# C is not a constant

1. Apr 15, 2005

### lwymarie

recently many scientists think that light speed is not a constant. if it is true, then E=mc^2 does not hold because c is no longer a constant. Does it mean that E is not conserved? if yes, many theorems will be wrong...

2. Apr 15, 2005

### dextercioby

How about everything we know about particle phyiscs (which is based on QFT) and relativity (special & general).I think Newton wouldn't mind...

Daniel.

3. Apr 15, 2005

### marlon

the varying constant-matter has been widely debated here :

As to your original question. Suppose c varies with time, all laws will remain valid because we can assign an 'epoch' to them, just like we do in astronomy when describing the orbits and dynamics of celestial objects like planets. But in the end, all formula's in QM that we know of are completely correct. If you want proof, just look at every functioning electronics-device that you use every day.
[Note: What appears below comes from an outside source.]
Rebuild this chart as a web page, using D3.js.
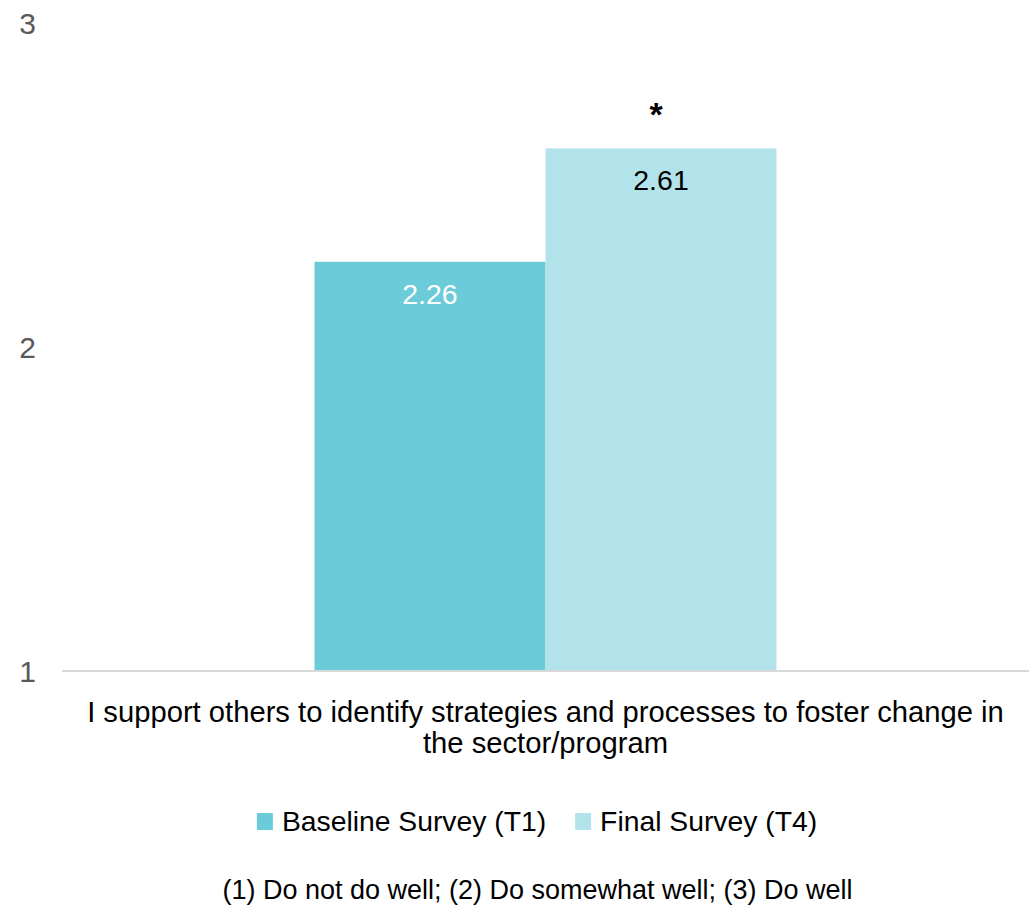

Ofcourse, certain changes will have to be made and this still is all very speculative. I my opinion, such notions are to some extent quite overblown

marlon

4. Apr 15, 2005

### rbj

that issue (at least as far as i can see) was more about the meaningfulness (from the POV of mortals) of a vaying dimensionful constant vs. the meaningfulness of a varying dimensionless "constant". i'm not saying that $\alpha$ has varied (i think not as likely) but if it did, we would know the difference. stuff, as we could measure it would be different. if $c$ or $G$ or $\hbar$ varied in and of itself (all other quantities remaining contant), we could not know the difference. we could not measure it.

r b-j

5. Apr 15, 2005

### dextercioby

It's very highly improbable that "c","hbar" and "e" to have varied over the billions of years in such way as to keep "alpha" constant...So how about quitting speculations???

Daniel.

6. Apr 15, 2005

### rbj

Daniel,

i do not at all take issue with you about whether or not these measurable universal constants have been changing. only to point out that when someone says that c has changed, they have a much more difficult metrological problem even stating such a proposition than if they say that $\alpha$ has changed. saying the latter actually means something. might not be true, we gotta measure it carefully, if we could conceivably measure such a change and that would mean something. since, in experiments and in our perception of reality, we only measure dimensionless quantities (we measure dimensionful quantites agaisnt a like dimensioned standard or "unit"), saying c has changed, in and of itself, means nothing. As Michael Duff pointed out, it is like saying that the number of pounds in a kilogram has changed.

so, with regard to changing dimensionful constants, i am trying to clip speculation at an even earlier point. changing $\alpha$ or $\frac{m_p}{m_e}$ can go a little farther before speculation gets clipped.